> What to work on
Repeat the records word for word, excluding any picture.

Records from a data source
####################
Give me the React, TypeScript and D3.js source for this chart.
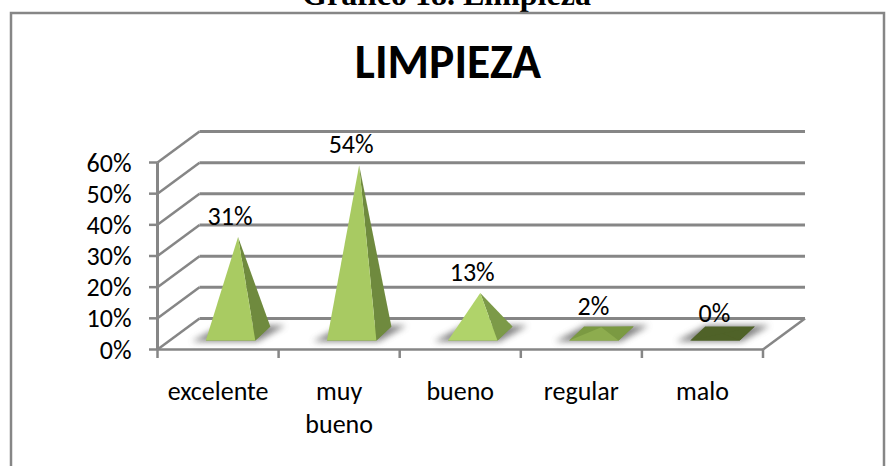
import React from "react";
import * as d3 from "d3";

const categories = ["excelente", "muy bueno", "bueno", "regular", "malo"];
const values = [31, 54, 13, 2, 0];
const percentLabels = ["31%", "54%", "13%", "2%", "0%"];
const yTicks = [0, 10, 20, 30, 40, 50, 60];
const chartTitle = "LIMPIEZA";
const caption = "Gráfico 18. Limpieza";

const frontFill = ["#a9cb62", "#a8ca62", "#b0d36a", "#8dac4e", "#4f6228"];
const sideFill = ["#6f8a3e", "#6f8a3e", "#7c9a48", "#7b9a42", "#4f6228"];

const GRID = "#868686";
const FONT = "Carlito, Calibri, Lato, sans-serif";
const DX = 42;
const DY = -31;
const BASE_W = 49.5;
const BASE_DX = 15;
const BASE_DY = -14;

const x = d3.scaleBand<string>().domain(categories).range([157.5, 763]);
const y = d3.scaleLinear().domain([0, 60]).range([349.5, 162.5]);
const poly = (pts: number[][]) => pts.map((p) => p.join(",")).join(" ");

export default function App() {
  const right = x.range()[1];
  const left = x.range()[0];
  const boundaries = [...categories.map((c) => x(c) as number), right];
  return (
    <svg
      width={892}
      height={466}
      style={{ position: "absolute", left: 0, top: 0, background: "#fff" }}
    >
      <defs>
        <filter id="blur" x="-30%" y="-100%" width="160%" height="300%">
          <feGaussianBlur stdDeviation="3" />
        </filter>
      </defs>
      <text
        x={446.5}
        y={5}
        textAnchor="middle"
        fontFamily="'Liberation Serif', serif"
        fontWeight="bold"
        fontSize={32}
        fill="#000"
      >
        {caption}
      </text>
      <path d="M11 466V13H884V466" fill="none" stroke={GRID} strokeWidth={2.5} />
      <text
        x={448}
        y={78}
        textAnchor="middle"
        fontFamily={FONT}
        fontWeight="bold"
        fontSize={47.5}
        fill="#000"
      >
        {chartTitle}
      </text>

      {yTicks.map((t) => (
        <g key={t} stroke={GRID} fill="none">
          {t > 0 && (
            <line x1={left + DX} x2={right + DX} y1={y(t) + DY} y2={y(t) + DY} strokeWidth={3} />
          )}
          <line x1={left} x2={left + DX} y1={y(t)} y2={y(t) + DY} strokeWidth={2.5} />
          <line x1={149} x2={left} y1={y(t)} y2={y(t)} strokeWidth={2.5} />
        </g>
      ))}
      <line x1={left + DX} x2={right + DX} y1={y(0) + DY} y2={y(0) + DY} stroke={GRID} strokeWidth={3} />
      <line x1={left} x2={left} y1={y(60)} y2={y(0)} stroke={GRID} strokeWidth={3} />
      <line x1={left} x2={right} y1={y(0)} y2={y(0)} stroke={GRID} strokeWidth={2.5} />
      <line x1={right} x2={right + DX} y1={y(0)} y2={y(0) + DY} stroke={GRID} strokeWidth={2.5} />
      {boundaries.map((b) => (
        <line key={b} x1={b} x2={b} y1={y(0)} y2={358} stroke={GRID} strokeWidth={2.5} />
      ))}

      {yTicks.map((t) => (
        <text
          key={t}
          x={131.5}
          y={y(t) + 9}
          textAnchor="end"
          fontFamily={FONT}
          fontSize={26}
          fill="#000"
        >
          {t}%
        </text>
      ))}

      {categories.map((c, i) => {
        const center = (x(c) as number) + x.bandwidth() / 2;
        const x0 = center - BASE_W / 2 + 12.5;
        const x1 = x0 + BASE_W;
        const yF = 340.5;
        const h = y(0) - y(values[i]);
        const apex = [(x0 + x1 + BASE_DX) / 2, yF + BASE_DY / 2 - h];
        const fl = [x0, yF];
        const fr = [x1, yF];
        const br = [x1 + BASE_DX, yF + BASE_DY];
        const bl = [x0 + BASE_DX, yF + BASE_DY];
        const words = c.split(" ");
        return (
          <g key={c}>
            <polygon
              points={poly([[x0 - 14, yF + 1], [x1 + 2, yF + 1], [x1 + 30, yF + BASE_DY - 1], [x0 + 16, yF + BASE_DY - 1]])}
              fill="#5a5a5a"
              filter="url(#blur)"
              opacity={0.75}
            />
            <polygon points={poly([fl, fr, br, bl])} fill={sideFill[i]} />
            <polygon points={poly([fr, br, apex])} fill={sideFill[i]} />
            <polygon points={poly([fl, fr, apex])} fill={frontFill[i]} />
            <text
              x={center + 12}
              y={apex[1] - 12}
              textAnchor="middle"
              fontFamily={FONT}
              fontSize={26}
              fill="#000"
            >
              {percentLabels[i]}
            </text>
            {words.map((w, k) => (
              <text
                key={w}
                x={center}
                y={400 + k * 33}
                textAnchor="middle"
                fontFamily={FONT}
                fontSize={26}
                fill="#000"
              >
                {w}
              </text>
            ))}
          </g>
        );
      })}
    </svg>
  );
}
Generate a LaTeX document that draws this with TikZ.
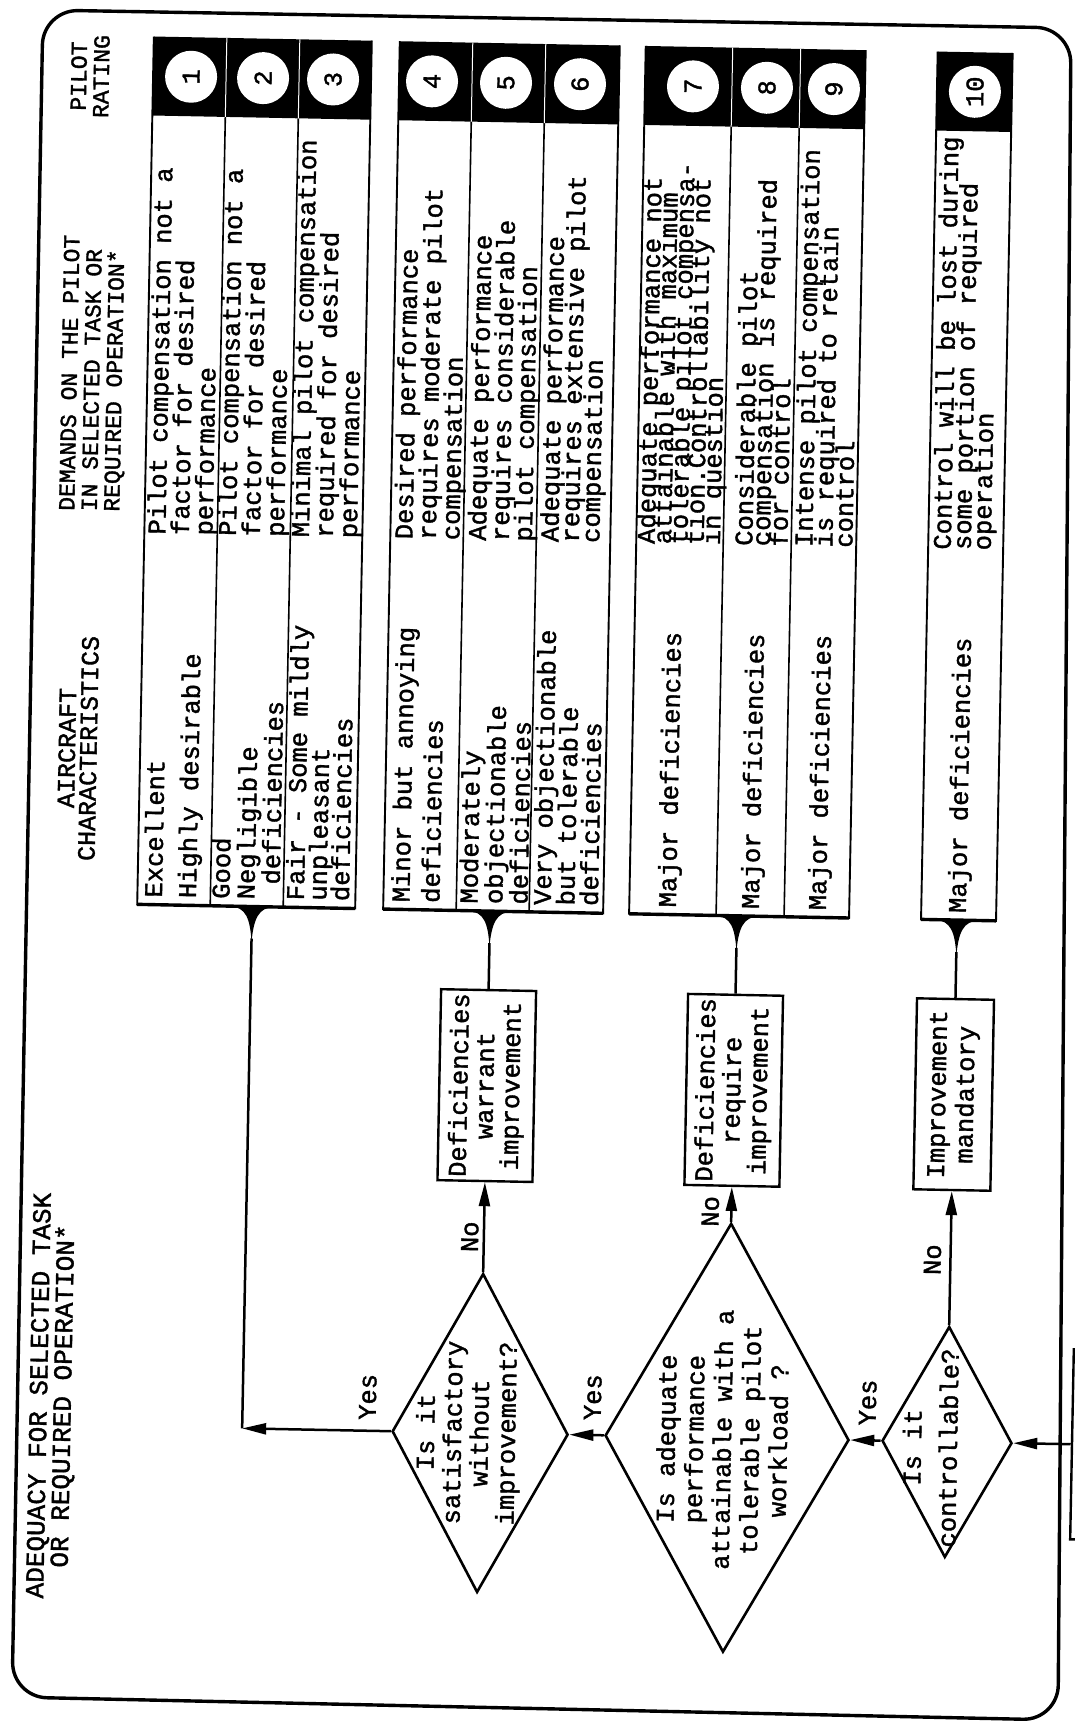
####################
> Answer for the task
Give me the React, TypeScript and D3.js source for this chart.
import React from "react";
import * as d3 from "d3";

const categories = ["excelente", "muy bueno", "bueno", "regular", "malo"];
const values = [31, 54, 13, 2, 0];
const percentLabels = ["31%", "54%", "13%", "2%", "0%"];
const yTicks = [0, 10, 20, 30, 40, 50, 60];
const chartTitle = "LIMPIEZA";
const caption = "Gráfico 18. Limpieza";

const frontFill = ["#a9cb62", "#a8ca62", "#b0d36a", "#8dac4e", "#4f6228"];
const sideFill = ["#6f8a3e", "#6f8a3e", "#7c9a48", "#7b9a42", "#4f6228"];

const GRID = "#868686";
const FONT = "Carlito, Calibri, Lato, sans-serif";
const DX = 42;
const DY = -31;
const BASE_W = 49.5;
const BASE_DX = 15;
const BASE_DY = -14;

const x = d3.scaleBand<string>().domain(categories).range([157.5, 763]);
const y = d3.scaleLinear().domain([0, 60]).range([349.5, 162.5]);
const poly = (pts: number[][]) => pts.map((p) => p.join(",")).join(" ");

export default function App() {
  const right = x.range()[1];
  const left = x.range()[0];
  const boundaries = [...categories.map((c) => x(c) as number), right];
  return (
    <svg
      width={892}
      height={466}
      style={{ position: "absolute", left: 0, top: 0, background: "#fff" }}
    >
      <defs>
        <filter id="blur" x="-30%" y="-100%" width="160%" height="300%">
          <feGaussianBlur stdDeviation="3" />
        </filter>
      </defs>
      <text
        x={446.5}
        y={5}
        textAnchor="middle"
        fontFamily="'Liberation Serif', serif"
        fontWeight="bold"
        fontSize={32}
        fill="#000"
      >
        {caption}
      </text>
      <path d="M11 466V13H884V466" fill="none" stroke={GRID} strokeWidth={2.5} />
      <text
        x={448}
        y={78}
        textAnchor="middle"
        fontFamily={FONT}
        fontWeight="bold"
        fontSize={47.5}
        fill="#000"
      >
        {chartTitle}
      </text>

      {yTicks.map((t) => (
        <g key={t} stroke={GRID} fill="none">
          {t > 0 && (
            <line x1={left + DX} x2={right + DX} y1={y(t) + DY} y2={y(t) + DY} strokeWidth={3} />
          )}
          <line x1={left} x2={left + DX} y1={y(t)} y2={y(t) + DY} strokeWidth={2.5} />
          <line x1={149} x2={left} y1={y(t)} y2={y(t)} strokeWidth={2.5} />
        </g>
      ))}
      <line x1={left + DX} x2={right + DX} y1={y(0) + DY} y2={y(0) + DY} stroke={GRID} strokeWidth={3} />
      <line x1={left} x2={left} y1={y(60)} y2={y(0)} stroke={GRID} strokeWidth={3} />
      <line x1={left} x2={right} y1={y(0)} y2={y(0)} stroke={GRID} strokeWidth={2.5} />
      <line x1={right} x2={right + DX} y1={y(0)} y2={y(0) + DY} stroke={GRID} strokeWidth={2.5} />
      {boundaries.map((b) => (
        <line key={b} x1={b} x2={b} y1={y(0)} y2={358} stroke={GRID} strokeWidth={2.5} />
      ))}

      {yTicks.map((t) => (
        <text
          key={t}
          x={131.5}
          y={y(t) + 9}
          textAnchor="end"
          fontFamily={FONT}
          fontSize={26}
          fill="#000"
        >
          {t}%
        </text>
      ))}

      {categories.map((c, i) => {
        const center = (x(c) as number) + x.bandwidth() / 2;
        const x0 = center - BASE_W / 2 + 12.5;
        const x1 = x0 + BASE_W;
        const yF = 340.5;
        const h = y(0) - y(values[i]);
        const apex = [(x0 + x1 + BASE_DX) / 2, yF + BASE_DY / 2 - h];
        const fl = [x0, yF];
        const fr = [x1, yF];
        const br = [x1 + BASE_DX, yF + BASE_DY];
        const bl = [x0 + BASE_DX, yF + BASE_DY];
        const words = c.split(" ");
        return (
          <g key={c}>
            <polygon
              points={poly([[x0 - 14, yF + 1], [x1 + 2, yF + 1], [x1 + 30, yF + BASE_DY - 1], [x0 + 16, yF + BASE_DY - 1]])}
              fill="#5a5a5a"
              filter="url(#blur)"
              opacity={0.75}
            />
            <polygon points={poly([fl, fr, br, bl])} fill={sideFill[i]} />
            <polygon points={poly([fr, br, apex])} fill={sideFill[i]} />
            <polygon points={poly([fl, fr, apex])} fill={frontFill[i]} />
            <text
              x={center + 12}
              y={apex[1] - 12}
              textAnchor="middle"
              fontFamily={FONT}
              fontSize={26}
              fill="#000"
            >
              {percentLabels[i]}
            </text>
            {words.map((w, k) => (
              <text
                key={w}
                x={center}
                y={400 + k * 33}
                textAnchor="middle"
                fontFamily={FONT}
                fontSize={26}
                fill="#000"
              >
                {w}
              </text>
            ))}
          </g>
        );
      })}
    </svg>
  );
}
Generate a LaTeX document that draws this with TikZ.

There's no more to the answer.